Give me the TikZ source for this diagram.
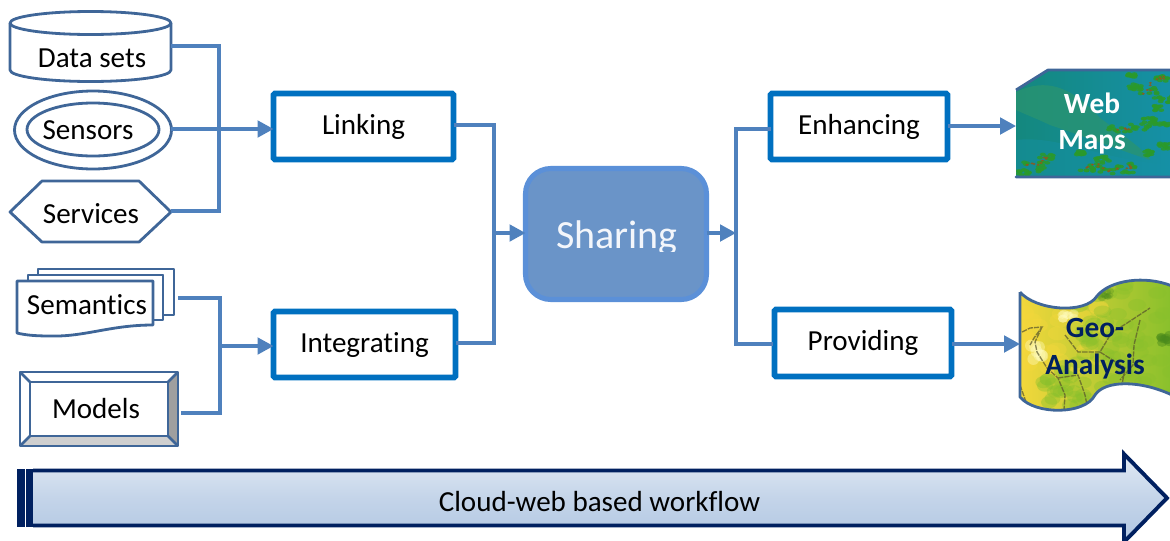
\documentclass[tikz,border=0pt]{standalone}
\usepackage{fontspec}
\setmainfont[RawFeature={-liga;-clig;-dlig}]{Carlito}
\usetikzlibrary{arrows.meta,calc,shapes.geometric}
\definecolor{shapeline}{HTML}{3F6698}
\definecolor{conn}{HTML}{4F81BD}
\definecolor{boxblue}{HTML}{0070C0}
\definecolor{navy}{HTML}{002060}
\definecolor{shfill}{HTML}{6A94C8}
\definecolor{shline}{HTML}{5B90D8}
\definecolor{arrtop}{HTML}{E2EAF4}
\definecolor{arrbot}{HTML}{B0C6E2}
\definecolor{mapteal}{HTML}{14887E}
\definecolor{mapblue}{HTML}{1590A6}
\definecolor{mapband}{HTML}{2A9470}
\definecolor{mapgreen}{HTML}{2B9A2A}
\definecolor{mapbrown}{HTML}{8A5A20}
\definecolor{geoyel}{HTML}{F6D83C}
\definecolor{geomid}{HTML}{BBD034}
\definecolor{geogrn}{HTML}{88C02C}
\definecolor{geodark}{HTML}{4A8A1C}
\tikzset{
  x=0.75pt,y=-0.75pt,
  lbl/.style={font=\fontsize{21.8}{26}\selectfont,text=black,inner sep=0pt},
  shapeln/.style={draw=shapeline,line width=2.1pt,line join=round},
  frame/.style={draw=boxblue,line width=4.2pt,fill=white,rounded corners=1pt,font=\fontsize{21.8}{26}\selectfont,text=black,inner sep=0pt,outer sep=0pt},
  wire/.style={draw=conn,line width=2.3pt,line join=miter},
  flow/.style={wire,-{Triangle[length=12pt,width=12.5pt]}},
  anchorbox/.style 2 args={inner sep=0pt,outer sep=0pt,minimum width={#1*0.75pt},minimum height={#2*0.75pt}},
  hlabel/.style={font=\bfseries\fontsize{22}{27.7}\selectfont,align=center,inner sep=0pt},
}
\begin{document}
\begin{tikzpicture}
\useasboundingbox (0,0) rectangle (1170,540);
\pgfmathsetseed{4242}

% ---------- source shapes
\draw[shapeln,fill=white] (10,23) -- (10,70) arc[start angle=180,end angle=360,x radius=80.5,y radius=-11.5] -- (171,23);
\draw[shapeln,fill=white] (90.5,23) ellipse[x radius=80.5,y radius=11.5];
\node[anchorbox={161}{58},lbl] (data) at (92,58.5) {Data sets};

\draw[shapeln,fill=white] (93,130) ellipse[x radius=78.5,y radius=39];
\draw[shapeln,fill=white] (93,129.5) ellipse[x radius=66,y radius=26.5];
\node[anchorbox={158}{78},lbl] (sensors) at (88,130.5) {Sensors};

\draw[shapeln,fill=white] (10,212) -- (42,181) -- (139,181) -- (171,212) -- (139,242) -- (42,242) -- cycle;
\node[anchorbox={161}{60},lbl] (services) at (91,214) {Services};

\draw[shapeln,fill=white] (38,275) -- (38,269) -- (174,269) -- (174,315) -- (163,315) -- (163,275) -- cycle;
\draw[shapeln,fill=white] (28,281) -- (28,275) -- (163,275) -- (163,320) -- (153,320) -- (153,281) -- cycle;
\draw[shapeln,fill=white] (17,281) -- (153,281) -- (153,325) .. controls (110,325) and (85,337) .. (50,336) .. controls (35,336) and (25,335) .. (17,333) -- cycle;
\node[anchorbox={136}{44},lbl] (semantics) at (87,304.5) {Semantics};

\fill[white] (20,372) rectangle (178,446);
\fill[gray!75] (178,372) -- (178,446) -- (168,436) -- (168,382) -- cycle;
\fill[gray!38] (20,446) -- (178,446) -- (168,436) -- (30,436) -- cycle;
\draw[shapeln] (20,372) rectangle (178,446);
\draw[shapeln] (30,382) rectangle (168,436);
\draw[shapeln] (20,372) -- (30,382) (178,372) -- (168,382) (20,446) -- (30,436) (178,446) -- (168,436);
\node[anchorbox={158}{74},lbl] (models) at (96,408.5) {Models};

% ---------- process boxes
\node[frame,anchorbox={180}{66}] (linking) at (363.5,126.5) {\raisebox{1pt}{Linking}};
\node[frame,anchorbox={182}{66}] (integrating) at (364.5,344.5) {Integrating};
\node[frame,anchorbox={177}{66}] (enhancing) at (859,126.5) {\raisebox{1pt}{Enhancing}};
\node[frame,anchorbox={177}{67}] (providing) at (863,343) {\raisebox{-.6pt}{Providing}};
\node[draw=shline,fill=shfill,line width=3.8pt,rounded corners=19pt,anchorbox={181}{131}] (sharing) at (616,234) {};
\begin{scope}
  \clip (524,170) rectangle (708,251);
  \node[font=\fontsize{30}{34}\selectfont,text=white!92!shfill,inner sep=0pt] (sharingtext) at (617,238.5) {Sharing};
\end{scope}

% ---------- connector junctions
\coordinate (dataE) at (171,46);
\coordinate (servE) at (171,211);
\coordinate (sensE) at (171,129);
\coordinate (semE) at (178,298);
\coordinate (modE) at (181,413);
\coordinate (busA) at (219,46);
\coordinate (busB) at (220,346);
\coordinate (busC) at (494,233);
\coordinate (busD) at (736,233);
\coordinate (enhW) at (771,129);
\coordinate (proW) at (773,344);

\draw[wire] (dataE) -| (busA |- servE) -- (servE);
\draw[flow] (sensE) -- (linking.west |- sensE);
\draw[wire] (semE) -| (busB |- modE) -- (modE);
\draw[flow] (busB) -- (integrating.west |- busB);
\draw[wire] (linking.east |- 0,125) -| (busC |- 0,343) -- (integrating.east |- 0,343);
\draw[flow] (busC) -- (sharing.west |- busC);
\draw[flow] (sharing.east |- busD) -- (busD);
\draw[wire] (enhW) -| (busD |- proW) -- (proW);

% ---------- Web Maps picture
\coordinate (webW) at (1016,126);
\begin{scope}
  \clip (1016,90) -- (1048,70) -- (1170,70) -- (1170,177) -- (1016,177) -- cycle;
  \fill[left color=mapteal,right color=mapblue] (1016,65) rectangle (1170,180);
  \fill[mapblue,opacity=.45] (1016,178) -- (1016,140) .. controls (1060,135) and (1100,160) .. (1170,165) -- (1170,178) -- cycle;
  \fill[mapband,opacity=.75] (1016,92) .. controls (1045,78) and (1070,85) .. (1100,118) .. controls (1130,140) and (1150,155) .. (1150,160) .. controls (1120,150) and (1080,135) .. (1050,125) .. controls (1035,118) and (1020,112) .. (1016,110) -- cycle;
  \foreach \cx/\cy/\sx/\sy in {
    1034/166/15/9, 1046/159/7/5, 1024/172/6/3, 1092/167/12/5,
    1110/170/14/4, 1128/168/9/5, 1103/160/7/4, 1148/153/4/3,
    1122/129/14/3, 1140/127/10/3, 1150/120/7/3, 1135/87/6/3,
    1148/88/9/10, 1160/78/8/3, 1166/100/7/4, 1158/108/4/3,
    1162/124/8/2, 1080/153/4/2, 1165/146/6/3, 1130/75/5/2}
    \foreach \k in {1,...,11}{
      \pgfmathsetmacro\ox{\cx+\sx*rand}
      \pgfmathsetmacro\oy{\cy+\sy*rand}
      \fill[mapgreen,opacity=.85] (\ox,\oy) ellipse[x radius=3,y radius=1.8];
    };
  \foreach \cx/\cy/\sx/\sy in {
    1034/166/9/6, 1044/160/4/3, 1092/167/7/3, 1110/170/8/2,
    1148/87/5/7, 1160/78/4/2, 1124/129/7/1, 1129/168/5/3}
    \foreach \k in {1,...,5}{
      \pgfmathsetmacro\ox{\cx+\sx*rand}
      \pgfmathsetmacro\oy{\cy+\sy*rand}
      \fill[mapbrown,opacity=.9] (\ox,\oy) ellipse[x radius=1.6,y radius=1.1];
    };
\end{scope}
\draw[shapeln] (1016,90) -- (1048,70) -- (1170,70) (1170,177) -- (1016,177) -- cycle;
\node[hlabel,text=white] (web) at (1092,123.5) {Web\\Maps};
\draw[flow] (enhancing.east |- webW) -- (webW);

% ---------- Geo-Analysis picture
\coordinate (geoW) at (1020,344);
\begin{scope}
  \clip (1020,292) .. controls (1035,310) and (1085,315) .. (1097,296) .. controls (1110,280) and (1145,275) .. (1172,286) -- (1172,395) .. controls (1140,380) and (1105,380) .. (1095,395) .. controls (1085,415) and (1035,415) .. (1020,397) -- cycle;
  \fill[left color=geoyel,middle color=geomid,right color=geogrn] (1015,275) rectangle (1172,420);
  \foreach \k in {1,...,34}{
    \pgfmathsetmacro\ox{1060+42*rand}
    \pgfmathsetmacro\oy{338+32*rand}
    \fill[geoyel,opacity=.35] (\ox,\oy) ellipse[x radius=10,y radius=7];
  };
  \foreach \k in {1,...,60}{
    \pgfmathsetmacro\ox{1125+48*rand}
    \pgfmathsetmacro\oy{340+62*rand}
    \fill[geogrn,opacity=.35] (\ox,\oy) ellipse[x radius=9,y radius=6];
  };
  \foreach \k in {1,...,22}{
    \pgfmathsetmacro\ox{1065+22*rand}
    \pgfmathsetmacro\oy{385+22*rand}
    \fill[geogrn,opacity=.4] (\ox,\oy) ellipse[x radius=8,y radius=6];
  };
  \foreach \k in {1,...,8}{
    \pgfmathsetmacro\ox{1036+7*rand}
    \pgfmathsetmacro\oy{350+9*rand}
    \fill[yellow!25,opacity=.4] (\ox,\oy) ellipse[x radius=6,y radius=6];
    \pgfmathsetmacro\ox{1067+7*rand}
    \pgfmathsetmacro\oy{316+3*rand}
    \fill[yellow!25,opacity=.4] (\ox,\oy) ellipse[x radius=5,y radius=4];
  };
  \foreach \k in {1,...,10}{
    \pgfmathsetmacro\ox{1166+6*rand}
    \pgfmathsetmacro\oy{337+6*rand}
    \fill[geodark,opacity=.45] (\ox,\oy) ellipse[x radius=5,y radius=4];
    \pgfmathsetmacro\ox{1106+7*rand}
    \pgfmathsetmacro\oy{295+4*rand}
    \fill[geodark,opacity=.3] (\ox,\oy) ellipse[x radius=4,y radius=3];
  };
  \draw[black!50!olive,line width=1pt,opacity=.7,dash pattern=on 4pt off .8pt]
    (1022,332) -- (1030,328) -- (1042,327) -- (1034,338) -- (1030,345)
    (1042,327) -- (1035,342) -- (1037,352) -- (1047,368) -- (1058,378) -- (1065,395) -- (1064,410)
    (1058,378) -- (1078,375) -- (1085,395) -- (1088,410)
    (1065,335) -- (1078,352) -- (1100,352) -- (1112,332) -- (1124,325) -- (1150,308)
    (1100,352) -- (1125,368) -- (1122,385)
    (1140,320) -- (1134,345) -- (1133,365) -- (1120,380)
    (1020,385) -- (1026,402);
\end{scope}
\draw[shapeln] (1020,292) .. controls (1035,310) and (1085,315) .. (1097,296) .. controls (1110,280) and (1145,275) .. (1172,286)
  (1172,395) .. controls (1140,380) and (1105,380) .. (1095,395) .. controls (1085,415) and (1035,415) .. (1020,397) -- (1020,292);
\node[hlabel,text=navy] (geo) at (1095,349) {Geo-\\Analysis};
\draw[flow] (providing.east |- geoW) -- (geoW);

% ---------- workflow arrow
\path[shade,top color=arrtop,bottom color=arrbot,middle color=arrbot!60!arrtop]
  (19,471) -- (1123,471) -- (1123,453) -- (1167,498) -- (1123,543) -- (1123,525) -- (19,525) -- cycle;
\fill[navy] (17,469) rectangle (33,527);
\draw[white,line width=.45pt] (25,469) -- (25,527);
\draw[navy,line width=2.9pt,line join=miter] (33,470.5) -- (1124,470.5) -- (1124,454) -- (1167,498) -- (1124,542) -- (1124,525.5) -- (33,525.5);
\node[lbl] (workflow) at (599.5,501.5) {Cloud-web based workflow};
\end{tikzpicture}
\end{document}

^^^^

> STATED GOAL
Give the number of lines where the string "source" occurs, without any further text.

> CORRECT RESPONSE
2